Shadow of Heroes by Robert Ardrey (Piccadilly Theatre)
It is not often that we see before us on the stage a re-enactment of events only recently cast into history, whose beam has lowered sufficiently to throw a “Shadow of Heroes” on to our vision; that of the people of Hungary, whose struggles formed the stuff of Robert Ardrey’s play at the Piccadilly Theatre in November.
Ardrey has given us an epic, or a document if you will; a play that points no finger, no moral, but simply shows us people playing the only parts they know, in a world not of their own making.
Lately familiar-sounding names: Kádár, Gerő and Rákosi, echo about the actors who present them to us— impersonally. Rajk, the idealist, and Kádár, the dedicated plodder; who fought in the Hungarian Communist underground; Gerő and Rákosi, the suave politicians, who, after due preparation in Moscow, were returned to Hungary in the wake of the Red Army to rule for the Kremlin.
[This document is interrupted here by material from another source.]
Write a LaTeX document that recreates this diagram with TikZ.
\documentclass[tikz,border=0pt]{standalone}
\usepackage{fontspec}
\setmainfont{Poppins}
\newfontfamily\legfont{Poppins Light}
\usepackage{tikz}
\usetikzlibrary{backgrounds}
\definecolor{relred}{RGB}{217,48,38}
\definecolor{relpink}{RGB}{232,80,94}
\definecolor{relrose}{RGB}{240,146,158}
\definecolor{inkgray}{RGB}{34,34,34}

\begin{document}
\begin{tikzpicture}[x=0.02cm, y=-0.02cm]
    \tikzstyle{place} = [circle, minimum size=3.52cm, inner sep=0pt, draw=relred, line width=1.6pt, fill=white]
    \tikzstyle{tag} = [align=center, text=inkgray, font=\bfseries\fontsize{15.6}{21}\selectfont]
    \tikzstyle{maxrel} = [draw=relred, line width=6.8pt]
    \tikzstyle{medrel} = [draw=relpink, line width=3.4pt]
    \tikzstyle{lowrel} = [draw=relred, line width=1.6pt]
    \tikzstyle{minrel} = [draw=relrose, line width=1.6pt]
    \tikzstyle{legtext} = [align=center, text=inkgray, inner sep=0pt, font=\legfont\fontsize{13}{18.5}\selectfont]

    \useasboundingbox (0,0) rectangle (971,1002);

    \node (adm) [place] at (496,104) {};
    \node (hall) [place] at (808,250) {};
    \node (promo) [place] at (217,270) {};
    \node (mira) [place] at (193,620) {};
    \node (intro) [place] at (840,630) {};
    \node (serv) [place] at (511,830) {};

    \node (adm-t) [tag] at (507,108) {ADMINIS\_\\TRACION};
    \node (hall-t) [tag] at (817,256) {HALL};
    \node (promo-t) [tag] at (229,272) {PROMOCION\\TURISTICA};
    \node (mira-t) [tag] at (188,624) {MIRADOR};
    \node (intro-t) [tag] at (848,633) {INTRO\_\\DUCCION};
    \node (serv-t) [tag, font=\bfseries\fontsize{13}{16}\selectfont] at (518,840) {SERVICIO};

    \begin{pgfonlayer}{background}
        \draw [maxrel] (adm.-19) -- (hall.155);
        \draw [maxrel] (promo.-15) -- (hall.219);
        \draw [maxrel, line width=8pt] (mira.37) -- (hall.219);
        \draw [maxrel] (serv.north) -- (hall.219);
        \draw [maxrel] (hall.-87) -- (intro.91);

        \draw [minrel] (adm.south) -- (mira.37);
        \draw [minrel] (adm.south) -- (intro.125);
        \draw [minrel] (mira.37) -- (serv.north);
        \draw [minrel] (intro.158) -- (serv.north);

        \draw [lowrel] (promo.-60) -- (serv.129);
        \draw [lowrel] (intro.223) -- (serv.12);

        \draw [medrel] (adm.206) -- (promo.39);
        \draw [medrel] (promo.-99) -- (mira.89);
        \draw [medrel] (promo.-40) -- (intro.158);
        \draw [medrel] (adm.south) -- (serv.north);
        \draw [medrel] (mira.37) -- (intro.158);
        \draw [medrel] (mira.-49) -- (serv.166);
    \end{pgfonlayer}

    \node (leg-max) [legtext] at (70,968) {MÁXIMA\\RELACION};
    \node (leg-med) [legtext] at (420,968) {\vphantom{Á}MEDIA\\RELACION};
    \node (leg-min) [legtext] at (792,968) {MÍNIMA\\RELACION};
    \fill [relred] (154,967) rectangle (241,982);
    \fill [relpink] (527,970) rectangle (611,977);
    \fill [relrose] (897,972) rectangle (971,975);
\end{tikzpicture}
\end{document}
That which followed is what we have come to know as the Hungarian tragedy and the events that lead up to it; new events in an old pattern. We are soon aware that there is no common cause between those Hungarians from Moscow and those from the cellars of Budapest.
Rajk is hanged as a sacrifice to the needs of rotten political expediency, on a trumped-up charge of Titoist conspiracy, and resurrected as a public hero at the behest of another. As an attempt to line up with the new coformity, the Khrushchev ascendency after the death of Stalin, which went astray and, instead, exploded the keg of suppressed working-class hatred for the oppression of their “ liberators ” in October, 1956.
Through all this Kádár appears as little more than a pawn, a servant of the Communist Party, to be pulled up and pitched down as and when the interests of the ruling circle require it.
Finally, the intrigues of the Communist overlords for the perks and privileges of despotism, skulking from the wrath of Moscow, eventually invoke that wrath upon themselves and the unfortunate working class.
Ardrey knows little of politics and the motive forces of history (at least this is not apparent). Neither should we credit him with personal or political accuracy without verification.
But he pronounces no judgment that his narrative does not do for itself. He gives no causes; no profound analysis. Just people. This is both the strength and weakness of the play. We are free to draw our own conclusions (except for Mr. Emlyn Williams’ slight vocal insinuations). Some may draw the wrong ones, or none at all: but at least we are not told what they should be, which is refreshing and salutary.
There is an air of openness about the play: a “chorus,” or story teller, weaves in and out the action, the actors set their own scenery of broken outlines, around which the drama unfolds.
We are not involved: we sit and watch, listen and, maybe, think.